Stemming only works with certain languages, such as English and German.

All of these constraints and behaviors are due to the way the stored procedures are defined. If you absolutely must change this, be sure to make a backup of the original stored procedure, and make notes of what you did and why, so that later on anyone can restore or remove this customization, if necessary.

Important

You may find tips on the Internet about how to enhance the search functionality in WSS, but remember the warnings above about modifying stored procedures in SQL, since Microsoft will not support your system!

Indexing New File Types

You can have the MS Search service in WSS index more file types than it does by default. The most common request is for Adobe's PDF files. What MS Search needs to index any file type is a program that can open that file and read its text. Such a program is called an index filter, or IFilter for short. So, to index PDF files you need an IFilter for PDF. The good news is that this IFilter is free to download from Adobe's web site:

     www.adobe.com/support/downloads/detail.jsp?ftpID=2611

Note that this IFilter is regularly updated; make sure you get the latest version. After you have downloaded this program, install it on the SQL server, if you are using separate WSS and SQL servers.

Important

This is only true if you are running a pure WSS environment! If you are running a MOSS server, this IFilter must be installed on all SharePoint servers with the Index role.

After the installation, Microsoft recommends in the following Knowledge Base article that all existing PDF files must be reloaded, or updated, in order to be indexed:

     http://support.microsoft.com/kb/927675/en-us

But in many cases it will actually be enough to force a full update in order to index these existing PDF files.

Searching in MOSS

This is one of the strongest features in Office SharePoint Server! It has its own search and index engine, completely independent of the Full-Text Indexing service in SQL Server. In fact, you can activate them both. However, it will be a waste of resources, since the MOSS search and indexing feature works in any web site, including both MOSS sites and WSS sites. A summary of the search features in MOSS are:

q Search everywhere in SharePoint - any MOSS site, any team site, and any workspace site.
q Can search almost any content source outside SharePoint - file servers, MS Exchange servers, Lotus Notes, and other web servers, including any public web site on the Internet.
q With MOSS Enterprise Edition you can use the Business Data Catalog feature to search in external databases and applications, such as Oracle, SAP, and Navision.
q Search all MS Office file types by default, plus all neutral file formats, such as TXT, HTML, and so on.
q Can be extended to search any file type.

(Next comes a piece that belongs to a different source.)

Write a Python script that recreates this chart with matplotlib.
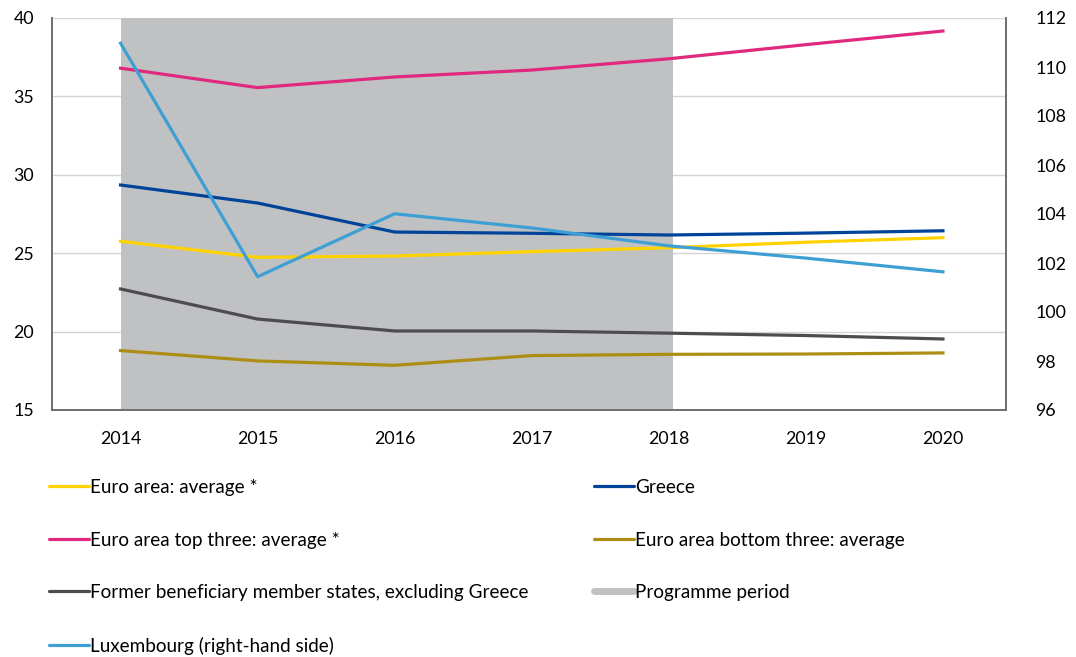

All that is needed is an IFilter for each file type.
q You can control which file types are to be indexed, even if there is an IFilter installed for them.
q The user profile properties will be indexed. You can search for a user with a specific property.
q You can set the schedule for full and incremental indexing. You can also force a full indexing anytime.

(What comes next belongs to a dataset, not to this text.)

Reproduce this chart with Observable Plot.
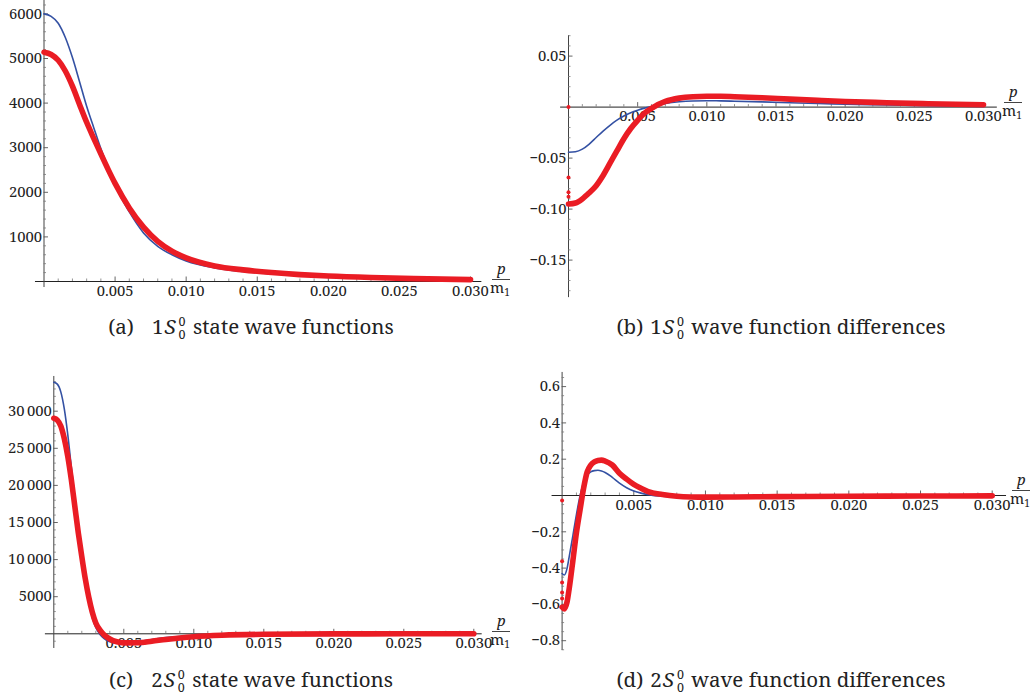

This indexing and search feature is activated by default for all information stored in SharePoint, both MOSS sites and WSS team sites; there is no special configuration needed to activate this. Since this feature is much more advanced than the full-text search in SQL Server, there is also a lot more configuration you can do; however, this also requires more management. You, as an administrator, must understand how this feature works in MOSS and what you can do to optimize it. This is especially true when a problem arises, such as when the search results are not as expected, or when a content source isn't indexed. The following section will tell you all you need to know for your everyday work as an administrator, and how to extend and adjust this very important feature.

Important

For an in-depth description of the Search and Indexing feature, see the Microsoft SharePoint Product and Technology 2007 Resource Kit.

The Basics

There are two MOSS services engaged in this feature:

q Indexing: Responsible for crawling content sources and building index files.
q Searching: Responsible for finding all information matching the search query by searching the index files.

This is important: All searching is performed against the index files; if they don't contain what the user is looking for, there will not be a match. So, the index files are critical to the success of the search feature of MOSS. In fact, practically all configuration and management is related to the indexing service. The search functionality can be described in its simplest form as a web page where the user defines his or her search query.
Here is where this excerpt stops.